While Toynbee was impressing me with the history of civilizations, Isaac Asimov was shaping my view of the future in equally profound ways….For a high school student who loved history, Asimov’s most exhilarating invention was the ‘psychohistorian’ Hari Seldon. The term does not refer to Freudian analysis but to a kind of probabilistic forecasting of the future of whole civilizations.  The premise was that, while you cannot predict individual behavior, you can develop a pretty accurate sense of mass behavior.  Pollsters and advertisers now make a good living off the same theory.

The Scientific American article quotes Bob Walker, a former chairman of the US House Committee on Science (now the Committee on Science, Space, and Technology), who said that Gingrich "would probably be the most knowledgeable president on technology issues ever elected."
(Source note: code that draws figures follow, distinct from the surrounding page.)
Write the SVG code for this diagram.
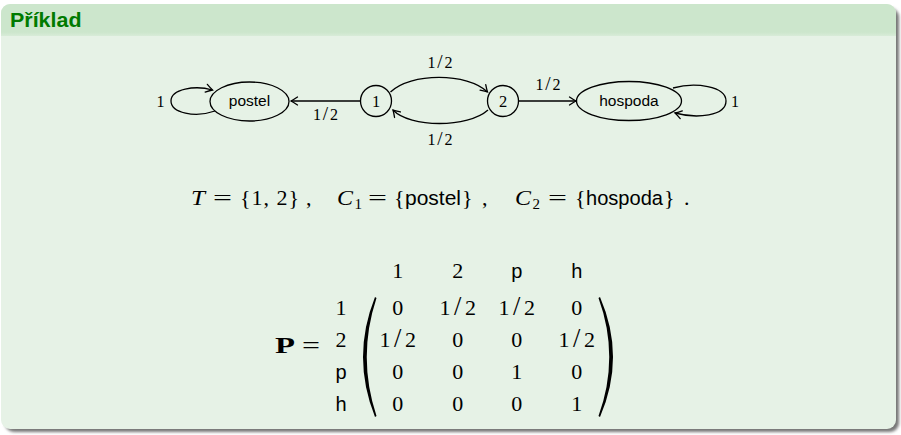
<svg xmlns="http://www.w3.org/2000/svg" width="901" height="435" viewBox="0 0 901 435">
<style>
.serif{font-family:"Liberation Serif","DejaVu Serif",serif;fill:#000}
.sans{font-family:"Liberation Sans","DejaVu Sans",sans-serif;fill:#000}
.it{font-style:italic}
.edge{fill:none;stroke:#000;stroke-width:1.3}
.node{fill:none;stroke:#000;stroke-width:1.3}
.lbl{font-size:16px;text-anchor:middle}
.nt{font-size:15.5px;text-anchor:middle}
.eq{font-size:22px}
.m{font-size:22px;text-anchor:middle}
.ms{font-size:20px;text-anchor:middle}
.sl{font-size:1.2em}
</style>
<defs>
<marker id="arr" markerUnits="userSpaceOnUse" markerWidth="12" markerHeight="12" viewBox="-8 -6 10 12" refX="0" refY="0" orient="auto">
<path d="M-6.5,-4 Q-2,-1 0,0 Q-2,1 -6.5,4" fill="none" stroke="#000" stroke-width="1.3" stroke-linecap="round"/>
</marker>
<filter id="sh" x="-5%" y="-5%" width="110%" height="110%">
<feGaussianBlur stdDeviation="1.5"/>
</filter>
<linearGradient id="hg" x1="0" y1="0" x2="0" y2="1">
<stop offset="0" stop-color="#cce6cc"/>
<stop offset="0.88" stop-color="#cce6cc"/>
<stop offset="1" stop-color="#d8ecd8"/>
</linearGradient>
</defs>

<g id="frame">
<rect x="5" y="8" width="894" height="424" rx="9" fill="#777" filter="url(#sh)"/>
<rect x="1" y="4" width="895" height="425" rx="9" fill="#e6f2e6"/>
<path d="M1,36 V13 A9,9 0 0 1 10,4 H887 A9,9 0 0 1 896,13 V36 Z" fill="url(#hg)"/>
<text x="10" y="27" style="font-family:'Liberation Sans','DejaVu Sans',sans-serif;font-weight:bold;font-size:19.5px;fill:#007a00" textLength="71.5" lengthAdjust="spacingAndGlyphs">Příklad</text>
</g>

<g id="node-postel">
<ellipse class="node" cx="249.5" cy="101.5" rx="39.5" ry="19.5"/>
<text class="sans nt" x="249.5" y="106">postel</text>
</g>
<g id="node-1">
<circle class="node" cx="376" cy="101" r="15.5"/>
<text class="serif" x="376" y="106.5" font-size="16.5" text-anchor="middle">1</text>
</g>
<g id="node-2">
<circle class="node" cx="503" cy="101" r="15.5"/>
<text class="serif" x="503" y="106.5" font-size="16.5" text-anchor="middle">2</text>
</g>
<g id="node-hospoda">
<ellipse class="node" cx="629" cy="101" rx="52.5" ry="19.5"/>
<text class="sans nt" x="629" y="106">hospoda</text>
</g>

<g id="connectors">
<path class="edge" d="M360.5,101 H291" marker-end="url(#arr)"/>
<path class="edge" d="M390.5,92 C410,72.5 468,72.5 487.5,92" marker-end="url(#arr)"/>
<path class="edge" d="M488,110 C468,128 410,128 393,110" marker-end="url(#arr)"/>
<path class="edge" d="M518.5,101 H576" marker-end="url(#arr)"/>
<path class="edge" d="M215,111 C195,118 171,113 171,101 C171,89 195,85 212.5,90" marker-end="url(#arr)"/>
<path class="edge" d="M673,88 C695,82 726,86 726,101 C726,116 697,119 675,113" marker-end="url(#arr)"/>
<text class="serif lbl" x="325.5" y="120">1<tspan class="sl" dx="1.8">/</tspan><tspan dx="1.8">2</tspan></text>
<text class="serif lbl" x="440" y="68">1<tspan class="sl" dx="1.8">/</tspan><tspan dx="1.8">2</tspan></text>
<text class="serif lbl" x="440" y="145">1<tspan class="sl" dx="1.8">/</tspan><tspan dx="1.8">2</tspan></text>
<text class="serif lbl" x="548" y="90">1<tspan class="sl" dx="1.8">/</tspan><tspan dx="1.8">2</tspan></text>
<text class="serif lbl" x="160.5" y="106.5">1</text>
<text class="serif lbl" x="735" y="106.5">1</text>
</g>

<g id="equation">
<text class="serif eq it" x="191" y="205" textLength="14" lengthAdjust="spacingAndGlyphs">T</text>
<text class="serif eq" x="213" y="205" textLength="19" lengthAdjust="spacingAndGlyphs">=</text>
<text class="serif eq" x="240" y="205" textLength="59" lengthAdjust="spacing">{1, 2}</text>
<text class="serif eq" x="306" y="205">,</text>
<text class="serif eq it" x="337" y="205" textLength="16" lengthAdjust="spacingAndGlyphs">C</text>
<text class="serif" x="354.5" y="209" font-size="15">1</text>
<text class="serif eq" x="368" y="205" textLength="19" lengthAdjust="spacingAndGlyphs">=</text>
<text class="serif eq" x="394" y="205">{</text>
<text class="sans" x="405" y="205" font-size="20.5" textLength="56" lengthAdjust="spacingAndGlyphs">postel</text>
<text class="serif eq" x="462" y="205">}</text>
<text class="serif eq" x="482" y="205">,</text>
<text class="serif eq it" x="515" y="205" textLength="16" lengthAdjust="spacingAndGlyphs">C</text>
<text class="serif" x="532.5" y="209" font-size="15">2</text>
<text class="serif eq" x="548" y="205" textLength="19" lengthAdjust="spacingAndGlyphs">=</text>
<text class="serif eq" x="575" y="205">{</text>
<text class="sans" x="586" y="205" font-size="20.5" textLength="77" lengthAdjust="spacingAndGlyphs">hospoda</text>
<text class="serif eq" x="664" y="205">}</text>
<text class="serif eq" x="684" y="205">.</text>
</g>

<g id="matrix">
<text class="serif" x="275" y="353" font-size="23" font-weight="bold" textLength="20" lengthAdjust="spacingAndGlyphs">P</text>
<text class="serif" x="302" y="353" font-size="23" textLength="18" lengthAdjust="spacingAndGlyphs">=</text>
<text class="serif m" x="397.7" y="278">1</text>
<text class="serif m" x="457.7" y="278">2</text>
<text class="sans ms" x="516.7" y="278">p</text>
<text class="sans ms" x="576.7" y="278">h</text>
<text class="serif m" x="341" y="315">1</text>
<text class="serif m" x="341" y="347">2</text>
<text class="sans ms" x="341" y="379">p</text>
<text class="sans ms" x="341" y="411">h</text>
<path d="M375,297 Q351,357 375,417 L376.5,416 Q357,357 376.5,298 Z" fill="#000"/>
<path d="M600,297 Q626,357 600,417 L598.5,416 Q620,357 598.5,298 Z" fill="#000"/>
<text class="serif m" x="397.7" y="315">0</text>
<text class="serif m" x="457.7" y="315">1<tspan class="sl" dx="3.6">/</tspan><tspan dx="3.6">2</tspan></text>
<text class="serif m" x="516.7" y="315">1<tspan class="sl" dx="3.6">/</tspan><tspan dx="3.6">2</tspan></text>
<text class="serif m" x="576.7" y="315">0</text>
<text class="serif m" x="397.7" y="347">1<tspan class="sl" dx="3.6">/</tspan><tspan dx="3.6">2</tspan></text>
<text class="serif m" x="457.7" y="347">0</text>
<text class="serif m" x="516.7" y="347">0</text>
<text class="serif m" x="576.7" y="347">1<tspan class="sl" dx="3.6">/</tspan><tspan dx="3.6">2</tspan></text>
<text class="serif m" x="397.7" y="379">0</text>
<text class="serif m" x="457.7" y="379">0</text>
<text class="serif m" x="516.7" y="379">1</text>
<text class="serif m" x="576.7" y="379">0</text>
<text class="serif m" x="397.7" y="411">0</text>
<text class="serif m" x="457.7" y="411">0</text>
<text class="serif m" x="516.7" y="411">0</text>
<text class="serif m" x="576.7" y="411">1</text>
</g>
</svg>
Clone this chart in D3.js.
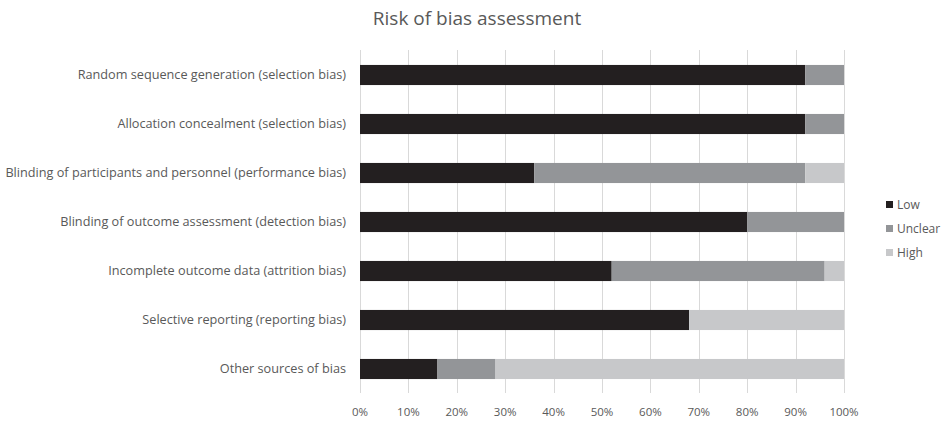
<!DOCTYPE html>
<html><head><meta charset="utf-8">
<script src="https://cdn.jsdelivr.net/npm/d3@7"></script>
<style>body{margin:0;background:#fff}svg{display:block}text{font-family:"Open Sans",Lato,sans-serif;fill:#595959}</style>
</head><body><svg id="c" width="947" height="421"></svg>
<script>
const categories = ["Random sequence generation (selection bias)","Allocation concealment (selection bias)","Blinding of participants and personnel (performance bias)","Blinding of outcome assessment (detection bias)","Incomplete outcome data (attrition bias)","Selective reporting (reporting bias)","Other sources of bias"];
const seriesNames = ["Low","Unclear","High"];
const low = [92,92,36,80,52,68,16];
const unclear = [8,8,56,20,44,0,12];
const high = [0,0,8,0,4,32,72];
const tickLabels = ["0%","10%","20%","30%","40%","50%","60%","70%","80%","90%","100%"];
const colors = ["#231f20","#939598","#c7c8ca"];

const svg = d3.select("#c");
const x = d3.scaleLinear().domain([0,1]).range([360,844]);
const y = d3.scaleBand().domain(categories).range([50.5,393.5]).paddingInner(0.59).paddingOuter(0.295);
const rows = categories.map((c,i)=>({cat:c, Low:low[i]/100, Unclear:unclear[i]/100, High:high[i]/100}));
const stack = d3.stack().keys(seriesNames)(rows);

svg.append("text").attr("x",477).attr("y",25).attr("text-anchor","middle").style("font-size","19px").text("Risk of bias assessment");

const ticks = d3.range(0,1.0001,0.1);
svg.append("g").selectAll("line").data(ticks).join("line")
  .attr("x1",d=>Math.round(x(d))+0.5).attr("x2",d=>Math.round(x(d))+0.5)
  .attr("y1",50).attr("y2",393).attr("stroke","#d9d9d9").attr("stroke-width",1);
svg.append("g").selectAll("text").data(ticks).join("text")
  .attr("x",d=>x(d)).attr("y",416).attr("text-anchor","middle").style("font-size","11.5px")
  .text((d,i)=>tickLabels[i]);

stack.forEach((s,k)=>{
  svg.append("g").attr("fill",colors[k]).selectAll("rect").data(s).join("rect")
    .attr("x",d=>x(d[0])).attr("width",d=>x(d[1])-x(d[0]))
    .attr("y",d=>y(d.data.cat)).attr("height",y.bandwidth());
});

svg.append("g").selectAll("text").data(categories).join("text")
  .attr("x",346).attr("y",d=>y(d)+y.bandwidth()/2).attr("dy","0.35em")
  .attr("text-anchor","end").style("font-size","12.7px").text(d=>d);

const lg = svg.append("g");
seriesNames.forEach((n,i)=>{
  lg.append("rect").attr("x",886).attr("y",201+i*24).attr("width",7).attr("height",7).attr("fill",colors[i]);
  lg.append("text").attr("x",897).attr("y",204.5+i*24).attr("dy","0.35em").style("font-size","12px").text(n);
});
</script></body></html>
The article uses a highly subjective 1 to 5 star ranking in three areas: "Geekiness," "Policies, and "Associations." Gingrich got five stars in the first two areas and four in the last.

What's more, according to Politico, the Georgia politician's forays into futurology in the 1980s and 1990s earned him the monicker  "Newt Skywalker." 

Mitt Romney scored four stars on Geekiness. Romney said in 2007 that his favorite novel was "Battlefield Earth" – a 1,000-page sci-fi yarn spun by Church of Scientology founder L. Ron Hubbard

The Scientific American article notes Romney, has a "corny sense of humor," but that "being socially awkward is not a sufficient qualification for ascendance to the rank of geek." Lose one geek star.

Ron Paul, says the article, might be better described as a Constitutional "nerd" or a "wonk," but not a geek. Still, author Christopher Mims notes, that many of Paul's libertarian supporters are Bona fide geeks.

The key policy issues that the candidates are ranked on include climate change, research funding, and views on evolution.

Rick Perry, the article states bluntly "is not a geek." But his energy and technology policies as governor of Texas earned him four "policy" stars. 

Reader reaction to the Jan. 3 "Geek Guide" to GOP candidates is a bit harsh. Some readers describe it as "unserious" more of a "dating guide" than a science profile, and object to using an interest in science fiction – rather than accuracy or expertise in a field – as criteria for assessing a political leader's science credentials.

One surprising omission from the article: Jon Huntsman. Remember this Huntsman remark (directed at Gov. Rick Perry) during a September GOP debate:

"Listen, when you make comments that fly in the face of what 98 out of 100 climate scientists have said, when you call into question the science of evolution, all I'm saying is that, in order for the Republican Party to win, we can't run from science."

Who do you think is the biggest geek on the 2012 campaign trail?